All of this pulpish nonsense is played out onscreen with considerable style, befitting the picture’s sizable budget. The Italian locations are lovely, and director Ridley Scott bathes everything in blue-green shafts of light for atmosphere, whenever possible adding the swirls of mist, fog and smoke he so loves to evoke a somber, threatening mood. But he’s far less successful at pacing and construction; the action is oddly lackadaisical and languid, and the big set-pieces (such as Lecter’s final encounter with Pazzi and the penultimate pigs-in-the-arena sequence which recalls, on a much smaller stage and to far more freakish effect, the helmer’s “Gladiator”) are very clumsily cobbled together. Nor, except for Hopkins, does Scott secure performances of much distinction.
Moore is a fine actress, but as written here Starling is a much less interesting figure than she was in “Lambs,” and the generalized moroseness that Moore brings to the role isn’t terribly compelling. Giannini is at his rumpled, sweaty best as Pazzi, but much of his segment of the picture has a digressive feel. Liotta plays a bureaucratic rat all too convincingly, while Frankie R. Faison (the only other holdover from “Lambs” besides Hopkins) is amiably nonchalant as Lecter’s erstwhile guard. As for Oldman, he does the Machiavellian shtick for which he’s famous with his accustomed gusto, but the heavy makeup obscures whatever else he might be attempting with the role. Hans Zimmer’s music score is too insistent, but Patrick Cassidy contributes an operatic duet based on Dante’s “La vita nuova” that’s rather bewitching.

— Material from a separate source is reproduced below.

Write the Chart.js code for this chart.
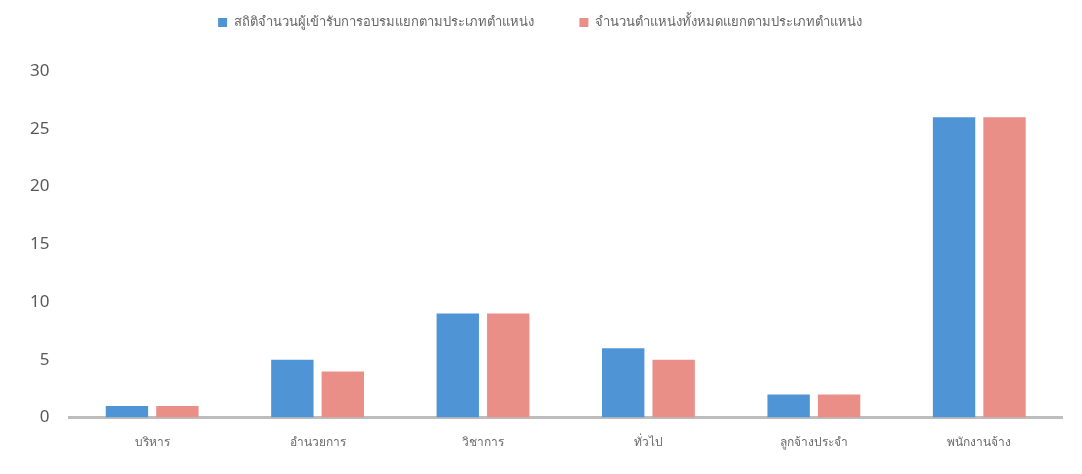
<!DOCTYPE html>
<html lang="th">
<head>
    <meta charset="UTF-8">
    <title>สถิติจำนวนผู้เข้ารับการอบรม</title>
    <script src="https://cdn.jsdelivr.net/npm/chart.js"></script>
    <style>
        html, body { margin: 0; padding: 0; background: #ffffff; overflow: hidden; }
        .wrap { position: relative; width: 1082px; height: 474px; }
    </style>
</head>
<body>
    <div class="wrap">
        <canvas id="chart"></canvas>
    </div>
    <script>
        // ข้อมูลของกราฟ
        const categories = ['บริหาร', 'อำนวยการ', 'วิชาการ', 'ทั่วไป', 'ลูกจ้างประจำ', 'พนักงานจ้าง'];
        const trainedCounts = [1, 5, 9, 6, 2, 26];
        const positionCounts = [1, 4, 9, 5, 2, 26];
        const seriesNames = ['สถิติจำนวนผู้เข้ารับการอบรมแยกตามประเภทตำแหน่ง', 'จำนวนตำแหน่งทั้งหมดแยกตามประเภทตำแหน่ง'];
        const yTicks = [0, 5, 10, 15, 20, 25, 30];

        const fontFamily = "'Noto Sans', 'DejaVu Sans', sans-serif";

        // extra space under the legend
        const legendGap = {
            id: 'legendGap',
            beforeInit(chart) {
                const fit = chart.legend.fit;
                chart.legend.fit = function () {
                    fit.bind(chart.legend)();
                    this.height += 32;
                };
            }
        };

        new Chart(document.getElementById('chart'), {
            type: 'bar',
            data: {
                labels: categories,
                datasets: [
                    { label: seriesNames[0], data: trainedCounts, backgroundColor: '#4f95d6' },
                    { label: seriesNames[1], data: positionCounts, backgroundColor: '#e98f88' }
                ]
            },
            options: {
                responsive: true,
                maintainAspectRatio: false,
                animation: false,
                categoryPercentage: 0.61,
                barPercentage: 0.84,
                layout: { padding: { left: 18, right: 20, top: 4, bottom: 14 } },
                plugins: {
                    legend: {
                        position: 'top',
                        labels: {
                            boxWidth: 9, boxHeight: 9, padding: 12,
                            color: '#666666',
                            font: { family: fontFamily, size: 13 },
                            // wider spacing between the two legend entries
                            generateLabels(chart) {
                                const items = Chart.defaults.plugins.legend.labels.generateLabels(chart);
                                items.forEach((it, i) => { if (i === 0) it.text += '          '; });
                                return items;
                            }
                        }
                    },
                    tooltip: { enabled: false }
                },
                scales: {
                    x: {
                        grid: { display: false },
                        border: { color: '#bdbdbd', width: 3 },
                        ticks: { color: '#6b6b6b', padding: 10, font: { family: fontFamily, size: 12 } }
                    },
                    y: {
                        min: 0, max: 30,
                        afterBuildTicks: axis => { axis.ticks = yTicks.map(v => ({ value: v })); },
                        grid: { display: false },
                        border: { display: false },
                        ticks: { color: '#595959', padding: 12, font: { family: fontFamily, size: 17 } }
                    }
                }
            },
            plugins: [legendGap]
        });
    </script>
</body>
</html>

In sum, there’s a good deal to admire about “Hannibal” in filmmaking terms, especially Hopkins’ performance. But while Jonathon Demme’s brilliant “The Silence of the Lambs” (and, to a lesser extent, Michael Mann’s 1996 “Manhunter,” adapted from “Red Dragon”) managed, like the novels on which they were based, to transcend the pulpish nature of their subjects, Scott’s movie remains, for all its superficial strengths, firmly reflective of it. And while those earlier pictures were intense, unsettling and genuinely frightening, this one is merely titillating. Based on an inferior source and, as an adaptation, more dutiful than inspired, it winds up being neither cinematic feast nor famine. But at least it won’t require a whole case of Chianti to make it palatable; a single pre-screening glassful should suffice.